Understand the fundamentals of SystemVerilog array types, including packed and unpacked arrays, and learn their different applications. Distinguish between static and dynamic arrays, identifying how dynamic arrays allow for flexible sizing. Learn how associative arrays store elements with unique keys, making data retrieval more efficient. Recognize the advantages of queues for dynamic data storage, and explore the various methods available for array and queue manipulation. Gain an understanding of locator methods and how they can simplify the process of finding and managing data within arrays.

Learn how to use SystemVerilog’s Object-Oriented Programming (OOP) features to create classes that enhance the flexibility and structure of test environments. Gain skills in defining properties and methods for data manipulation, and in using constructors to initialize objects during simulation. Understand the benefits of encapsulation to protect data, as well as inheritance and polymorphism to create reusable, layered data types. These features allow you to dynamically create and destroy objects, making your testbench more versatile and maintainable. Additionally, explore how static properties and methods enable shared data access across instances, enhancing test efficiency and code organization.

Learn to use randomization to control class properties, which enables generating complex and diverse test stimuli efficiently. Apply pre- and post-randomize methods to manage specific steps before and after randomization to produce tailored stimuli for different testing needs. Adjust constraints on properties to create valid and targeted data within defined boundaries. Switch easily between different constraint settings to control random generation based on test requirements. Understand how to set random seeds to reproduce results consistently, allowing repeatable testing scenarios. Through these skills, create more dynamic and comprehensive stimulus patterns that help cover corner cases and improve test coverage.

Learn to implement data-oriented functional coverage using SystemVerilog covergroups, which enables defining what variables and events to sample. Set up coverage bins that count specific values and transitions, either automatically or explicitly. Use scalar and vector bins to monitor individual or combined value coverage, and define ignore_bins and illegal_bins to focus on valid cases. Understand cross-product coverage, including automatic and user-defined cross bins, to analyze interactions between different coverpoints. Gain control over the behavior of covergroups, coverpoints, and cross coverage, and use SystemVerilog functions to start, stop, and monitor coverage, and manage results for targeted verification.
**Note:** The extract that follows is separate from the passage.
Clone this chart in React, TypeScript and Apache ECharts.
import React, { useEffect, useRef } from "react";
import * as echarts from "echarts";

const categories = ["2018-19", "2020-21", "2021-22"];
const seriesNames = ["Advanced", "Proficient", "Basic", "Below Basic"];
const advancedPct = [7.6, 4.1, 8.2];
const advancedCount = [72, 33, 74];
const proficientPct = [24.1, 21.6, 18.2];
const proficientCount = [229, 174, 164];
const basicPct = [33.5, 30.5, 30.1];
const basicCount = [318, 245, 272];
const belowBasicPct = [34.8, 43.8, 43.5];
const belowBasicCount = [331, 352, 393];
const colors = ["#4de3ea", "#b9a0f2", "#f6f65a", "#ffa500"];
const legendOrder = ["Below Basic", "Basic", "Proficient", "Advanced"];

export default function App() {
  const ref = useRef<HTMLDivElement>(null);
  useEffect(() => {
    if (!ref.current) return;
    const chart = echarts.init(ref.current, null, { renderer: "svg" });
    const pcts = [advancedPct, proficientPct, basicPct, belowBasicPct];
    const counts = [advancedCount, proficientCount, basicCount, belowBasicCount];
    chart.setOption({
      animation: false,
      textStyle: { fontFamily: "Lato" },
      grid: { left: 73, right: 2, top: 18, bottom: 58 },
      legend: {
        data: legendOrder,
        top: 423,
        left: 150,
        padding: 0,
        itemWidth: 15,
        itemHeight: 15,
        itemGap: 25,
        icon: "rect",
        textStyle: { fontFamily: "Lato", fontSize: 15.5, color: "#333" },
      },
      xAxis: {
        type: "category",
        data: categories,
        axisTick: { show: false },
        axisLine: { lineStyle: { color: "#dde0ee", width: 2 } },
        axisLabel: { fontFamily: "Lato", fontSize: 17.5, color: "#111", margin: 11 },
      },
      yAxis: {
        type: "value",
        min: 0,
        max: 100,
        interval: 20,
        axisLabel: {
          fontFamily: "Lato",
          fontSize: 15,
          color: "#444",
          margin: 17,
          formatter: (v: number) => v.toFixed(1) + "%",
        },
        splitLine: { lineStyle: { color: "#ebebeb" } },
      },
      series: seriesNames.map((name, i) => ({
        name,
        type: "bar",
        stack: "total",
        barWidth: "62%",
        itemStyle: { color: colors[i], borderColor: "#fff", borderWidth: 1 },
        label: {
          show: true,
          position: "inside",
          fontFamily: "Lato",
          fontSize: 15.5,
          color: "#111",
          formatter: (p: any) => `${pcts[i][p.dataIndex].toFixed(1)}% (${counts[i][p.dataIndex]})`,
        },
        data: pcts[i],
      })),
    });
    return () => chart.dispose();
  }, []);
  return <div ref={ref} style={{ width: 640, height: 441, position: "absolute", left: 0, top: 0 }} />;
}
Gain a comprehensive understanding of SystemVerilog’s interprocess synchronization mechanisms, covering non-blocking events, event sequences, mailboxes, and semaphores in depth. Develop the ability to use non-blocking event triggers effectively to control execution flow without interrupting ongoing processes. Learn to utilize event variables and sequences to manage complex process interactions and coordinate timing accurately. Understand how mailboxes support synchronized data exchange, leveraging FIFO structures for orderly communication across processes. Further, explore the use of semaphores in managing access to shared resources, with blocking capabilities and request “weighting” mechanisms that help maintain controlled synchronization across multiple processes.